2. Solicit Expert Advice
A survey consultant can be very helpful in strategically designing your listening efforts. You want to find a consultant with deep experience designing and administering surveys, as well as crafting action afterwards. The best consultants see themselves a partner of your organization; working jointly towards accomplishing your goals. With OrgVitality, your consultant is deeply involved with your listening efforts from start to finish. If you have a question or tough decision, your consultant is there to help you make the right choice.
3. Ensure Employee Privacy and Data Protection
Whether you’re surveying employees in places where GDPR or other privacy laws are in effect or not, it’s always best practice to use the most stringent privacy practices. Make sure data is secure, and no one has access to it who isn’t allowed. Ensure that there are robust business rules in place to make sure confidentiality doesn’t get breached. Communicate to employees exactly how their data will be handled; best practice is to have a reputable third-party vendor handling the data who will have business rules in place that ensure a minimum number of responses (Min N) for reporting.
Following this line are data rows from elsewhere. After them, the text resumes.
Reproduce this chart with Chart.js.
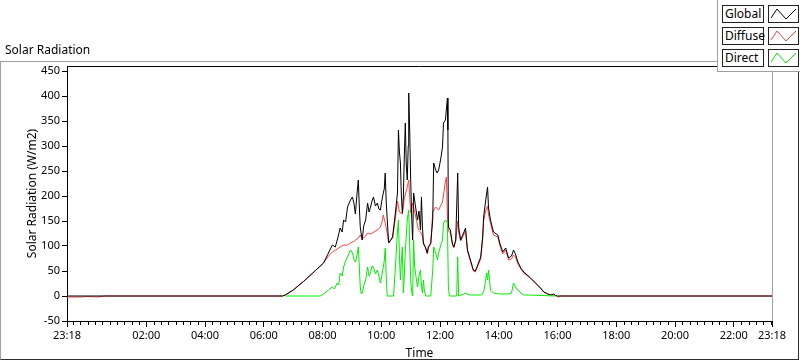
<!DOCTYPE html>
<html>
<head>
<meta charset="utf-8">
<script src="https://cdn.jsdelivr.net/npm/chart.js@4.4.0/dist/chart.umd.min.js"></script>
<style>
  body { margin: 0; background: #fff; font-family: "Noto Sans", sans-serif; }
  #wrap { position: relative; width: 800px; height: 361px; overflow: hidden; }
  #frame { position: absolute; left: 0; top: 61px; width: 797px; height: 297px;
    border-left: 1px solid #a0a0a0; border-top: 1px solid #a0a0a0;
    border-right: 1px solid #303030; border-bottom: 1px solid #303030; }
  canvas { position: absolute; left: 0; top: 0; }
  #title { position: absolute; left: 5px; top: 41px; font-size: 12px; color: #000; }
  #legend { position: absolute; left: 717px; top: 0; width: 83px; height: 71px; background: #fff;
    border-left: 1px solid #a0a0a0; border-bottom: 1px solid #a0a0a0; }
  .lbl { position: absolute; left: 4px; width: 38px; height: 16px; border: 1px solid #222;
    font-size: 12px; line-height: 16px; padding-left: 2px; color: #000; }
  .ico { position: absolute; left: 50px; width: 29px; height: 16px; border: 1px solid #222; }
  .ico svg { display: block; }
</style>
</head>
<body>
<div id="wrap">
  <div id="frame"></div>
  <canvas id="myChart" width="800" height="361"></canvas>
  <div id="title">Solar Radiation</div>
  <div id="legend"></div>
</div>
<script>
// x axis tick labels (23:18 on the left is the previous day)
const xTickTimes = ["23:18", "02:00", "04:00", "06:00", "08:00", "10:00", "12:00",
  "14:00", "16:00", "18:00", "20:00", "22:00", "23:18"];
const yTicks = [-50, 0, 50, 100, 150, 200, 250, 300, 350, 400, 450];
const minorStep = 15; // minutes between minor ticks

const seriesNames = ["Global", "Diffuse", "Direct"];
const seriesColors = ["#000000", "#ff4040", "#00ee00"];

const globalTimes = ["23:18", "06:38", "06:44", "07:00", "07:21", "07:40", "08:02", "08:12", "08:20", "08:26",
  "08:30", "08:36", "08:40", "08:43", "08:47", "08:51", "08:57", "09:01", "09:04", "09:07",
  "09:10", "09:13", "09:15", "09:17", "09:19", "09:21", "09:24", "09:28", "09:32", "09:35",
  "09:38", "09:41", "09:44", "09:48", "09:52", "09:55", "09:58", "10:01", "10:04", "10:06",
  "10:08", "10:10", "10:13", "10:15", "10:19", "10:23", "10:28", "10:33", "10:35", "10:37",
  "10:39", "10:41", "10:43", "10:45", "10:47", "10:49", "10:51", "10:53", "10:55", "10:56",
  "10:58", "11:00", "11:02", "11:04", "11:06", "11:10", "11:14", "11:17", "11:20", "11:22",
  "11:24", "11:26", "11:30", "11:34", "11:36", "11:41", "11:45", "11:47", "11:51", "11:54",
  "11:57", "12:01", "12:05", "12:07", "12:11", "12:15", "12:16", "12:17", "12:21", "12:25",
  "12:28", "12:32", "12:36", "12:38", "12:42", "12:48", "12:52", "12:56", "13:02", "13:08",
  "13:12", "13:17", "13:23", "13:27", "13:29", "13:33", "13:37", "13:39", "13:43", "13:49",
  "13:58", "14:02", "14:08", "14:14", "14:20", "14:26", "14:30", "14:34", "14:39", "14:45",
  "14:51", "15:05", "15:19", "15:25", "15:32", "15:40", "15:46", "15:52", "15:56", "16:00",
  "23:18"];
const globalValues = [0, 0, 2, 12, 29, 46, 66, 86, 102, 98,
  112, 136, 128, 152, 148, 178, 192, 198, 186, 164,
  200, 232, 180, 138, 124, 112, 140, 152, 186, 168,
  178, 190, 198, 180, 186, 174, 172, 190, 206, 214,
  246, 188, 138, 106, 112, 118, 160, 206, 332, 288,
  266, 200, 166, 198, 280, 346, 262, 232, 300, 406,
  330, 232, 160, 112, 206, 178, 152, 170, 132, 198,
  138, 106, 98, 86, 98, 106, 152, 266, 252, 246,
  252, 272, 298, 346, 352, 396, 332, 138, 132, 106,
  98, 112, 246, 138, 112, 126, 136, 92, 72, 52,
  50, 62, 78, 118, 158, 190, 218, 176, 152, 128,
  122, 106, 88, 96, 76, 80, 92, 84, 68, 56,
  48, 36, 22, 16, 8, 4, 2, 4, 1, 0,
  0];

const diffuseTimes = ["23:18", "23:45", "00:00", "00:20", "00:35", "06:38", "06:44", "07:00", "07:21", "07:40",
  "08:02", "08:12", "08:20", "08:30", "08:36", "08:43", "08:51", "08:57", "09:05", "09:13",
  "09:17", "09:21", "09:28", "09:32", "09:38", "09:45", "09:52", "09:58", "10:02", "10:04",
  "10:08", "10:13", "10:15", "10:23", "10:28", "10:33", "10:37", "10:43", "10:47", "10:53",
  "10:56", "11:00", "11:04", "11:10", "11:16", "11:20", "11:24", "11:26", "11:30", "11:34",
  "11:36", "11:41", "11:45", "11:51", "11:57", "12:01", "12:05", "12:11", "12:13", "12:15",
  "12:17", "12:21", "12:25", "12:28", "12:32", "12:36", "12:38", "12:42", "12:48", "12:52",
  "12:56", "13:02", "13:08", "13:12", "13:17", "13:23", "13:27", "13:29", "13:33", "13:37",
  "13:39", "13:43", "13:49", "13:58", "14:02", "14:08", "14:14", "14:20", "14:26", "14:30",
  "14:34", "14:39", "14:45", "14:51", "15:05", "15:19", "15:25", "15:32", "15:40", "15:46",
  "15:52", "15:58", "16:02", "16:06", "23:18"];
const diffuseValues = [-2, -2, -1, -2, 0, 0, 2, 12, 29, 46,
  66, 80, 88, 94, 98, 102, 102, 106, 110, 116,
  122, 114, 120, 126, 124, 128, 132, 138, 150, 162,
  146, 120, 106, 116, 150, 190, 168, 164, 196, 218,
  232, 166, 186, 160, 132, 128, 120, 104, 96, 84,
  96, 104, 168, 178, 172, 180, 188, 230, 238, 158,
  130, 126, 104, 96, 110, 150, 128, 110, 122, 130,
  90, 70, 50, 48, 60, 74, 114, 150, 170, 180,
  162, 146, 122, 118, 102, 84, 92, 72, 74, 82,
  78, 64, 54, 46, 35, 22, 16, 8, 4, 2,
  2, 0, -2, 0, 0];

const directTimes = ["06:44", "07:55", "08:02", "08:12", "08:20", "08:24", "08:30", "08:33", "08:36", "08:40",
  "08:43", "08:47", "08:51", "08:57", "09:01", "09:04", "09:07", "09:10", "09:13", "09:15",
  "09:17", "09:19", "09:21", "09:24", "09:28", "09:32", "09:35", "09:38", "09:41", "09:44",
  "09:48", "09:52", "09:55", "09:58", "10:01", "10:04", "10:06", "10:08", "10:10", "10:12",
  "10:25", "10:29", "10:33", "10:35", "10:37", "10:39", "10:41", "10:43", "10:45", "10:47",
  "10:49", "10:53", "10:56", "10:58", "11:00", "11:02", "11:04", "11:06", "11:08", "11:12",
  "11:14", "11:17", "11:20", "11:22", "11:24", "11:26", "11:28", "11:31", "11:41", "11:45",
  "11:47", "11:51", "11:55", "11:57", "12:01", "12:05", "12:07", "12:11", "12:15", "12:17",
  "12:19", "12:34", "12:36", "12:38", "12:48", "12:52", "13:00", "13:25", "13:30", "13:35",
  "13:37", "13:39", "13:43", "13:49", "14:00", "14:20", "14:26", "14:30", "14:34", "14:39",
  "14:45", "14:51", "15:00", "15:56"];
const directValues = [0, 0, 4, 12, 18, 14, 26, 22, 46, 40,
  58, 70, 78, 92, 86, 74, 68, 80, 98, 60,
  18, 4, 6, 20, 32, 58, 40, 46, 60, 58,
  44, 52, 40, 26, 40, 58, 70, 96, 40, 0,
  0, 60, 130, 152, 80, 32, 70, 98, 6, 40,
  90, 152, 172, 100, 32, 10, 0, 112, 60, 30,
  18, 40, 52, 20, 6, 32, 10, 0, 0, 52,
  98, 86, 72, 86, 100, 112, 146, 152, 146, 18,
  0, 0, 78, 0, 4, 6, 2, 2, 12, 46,
  32, 52, 12, 6, 4, 4, 6, 26, 18, 12,
  6, 2, 2, 0];

// "HH:MM" -> minutes of day; evening times before the first morning time belong to the day before
function toMinutes(times) {
  let seenMorning = false;
  return times.map((s) => {
    const [h, m] = s.split(":").map(Number);
    let v = h * 60 + m;
    if (v < 720) seenMorning = true;
    else if (!seenMorning) v -= 1440;
    return v;
  });
}

function fmt(v) {
  const d = ((Math.round(v) % 1440) + 1440) % 1440;
  const h = Math.floor(d / 60), m = d % 60;
  return String(h).padStart(2, "0") + ":" + String(m).padStart(2, "0");
}

function points(times, values) {
  const mins = toMinutes(times);
  return mins.map((t, i) => ({ x: t, y: values[i] }));
}

const xTickValues = toMinutes(xTickTimes);
const xMin = xTickValues[0];
const xMax = xTickValues[xTickValues.length - 1];

// legend panel
const legend = document.getElementById("legend");
seriesNames.forEach((name, i) => {
  const top = 5 + i * 22;
  legend.innerHTML +=
    '<div class="lbl" style="top:' + top + 'px">' + name + '</div>' +
    '<div class="ico" style="top:' + top + 'px"><svg width="29" height="16">' +
    '<polyline points="2,12 8,3 17,13 27,3" fill="none" stroke="' + seriesColors[i] + '" stroke-width="1"/></svg></div>';
});

// top/right border of plot area and the minor x ticks
const plotExtras = {
  id: "plotExtras",
  afterDraw(chart) {
    const { ctx, chartArea: a, scales } = chart;
    const x = scales.x;
    ctx.save();
    ctx.lineWidth = 1;
    ctx.strokeStyle = "#000";
    ctx.beginPath();
    ctx.moveTo(a.left, Math.round(a.top) + 0.5);
    ctx.lineTo(a.right, Math.round(a.top) + 0.5);
    ctx.stroke();
    ctx.strokeStyle = "#a0a0a0";
    ctx.beginPath();
    ctx.moveTo(Math.round(a.right) + 0.5, a.top);
    ctx.lineTo(Math.round(a.right) + 0.5, a.bottom);
    ctx.stroke();
    ctx.strokeStyle = "#000";
    ctx.beginPath();
    for (let t = Math.ceil(xMin / minorStep) * minorStep; t < xMax; t += minorStep) {
      if (xTickValues.includes(t)) continue;
      const px = Math.round(x.getPixelForValue(t)) + 0.5;
      ctx.moveTo(px, a.bottom);
      ctx.lineTo(px, a.bottom + 4);
    }
    ctx.stroke();
    ctx.restore();
  },
};

const tickFont = { family: "Noto Sans", size: 11 };
const titleFont = { family: "Noto Sans", size: 12 };

new Chart(document.getElementById("myChart"), {
  type: "line",
  data: {
    datasets: [
      { label: seriesNames[0], data: points(globalTimes, globalValues), borderColor: seriesColors[0], order: 2 },
      { label: seriesNames[1], data: points(diffuseTimes, diffuseValues), borderColor: seriesColors[1], order: 3 },
      { label: seriesNames[2], data: points(directTimes, directValues), borderColor: seriesColors[2], order: 1 },
    ],
  },
  options: {
    responsive: false,
    animation: false,
    datasets: {
      line: { borderWidth: 1, pointRadius: 0, tension: 0, fill: false },
    },
    layout: { padding: { left: 0, right: 28, top: 66, bottom: 0 } },
    plugins: {
      legend: { display: false },
      tooltip: { enabled: false },
    },
    scales: {
      x: {
        type: "linear",
        min: xMin,
        max: xMax,
        afterBuildTicks: (scale) => {
          scale.ticks = xTickValues.map((v) => ({ value: v }));
        },
        afterFit: (scale) => {
          scale.height = 40;
        },
        ticks: {
          autoSkip: false,
          maxRotation: 0,
          padding: 2,
          color: "#000",
          font: tickFont,
          callback: (v) => fmt(v),
        },
        grid: { drawOnChartArea: false, drawTicks: true, tickLength: 6, color: "#000" },
        border: { display: true, color: "#000" },
        title: { display: true, text: "Time", color: "#000", font: titleFont, padding: { top: 0, bottom: 0 } },
      },
      y: {
        min: yTicks[0],
        max: 460,
        afterBuildTicks: (scale) => {
          scale.ticks = yTicks.map((v) => ({ value: v }));
        },
        afterFit: (scale) => {
          scale.width = 67;
        },
        ticks: { padding: 2, color: "#000", font: tickFont },
        grid: { drawOnChartArea: false, drawTicks: true, tickLength: 5, color: "#000" },
        border: { display: true, color: "#000" },
        title: {
          display: true,
          text: "Solar Radiation (W/m2)",
          color: "#000",
          font: titleFont,
          padding: { top: 25, bottom: 0 },
        },
      },
    },
  },
  plugins: [plotExtras],
});
</script>
</body>
</html>
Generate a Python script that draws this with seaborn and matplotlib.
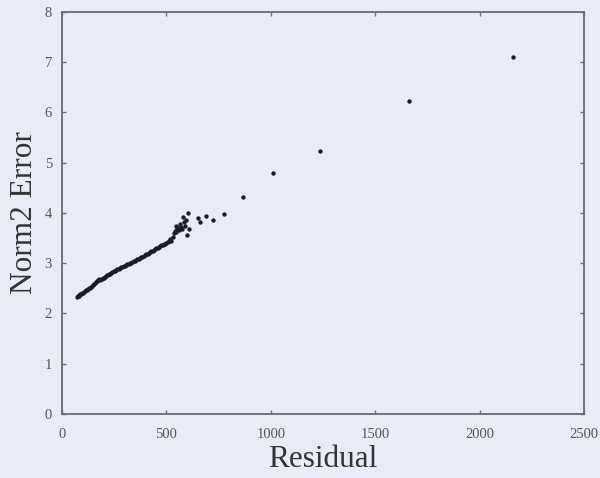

If you aren’t sure what that Min N should be, an Industrial Organizational Psychologist can help. And if you use a survey vendor, make sure to ask who owns the data – it should always belong to the client organization and not the vendor.
4. Communicate Clearly, and Often
Let employees know how important it is to hear from them, and how you’ll protect their privacy. Then, back up those words with your actions – show them exactly what changes come from the survey, and explain why you’ve prioritized those specific things. Building trust year over year will help you gain support for the survey, making it easier each year.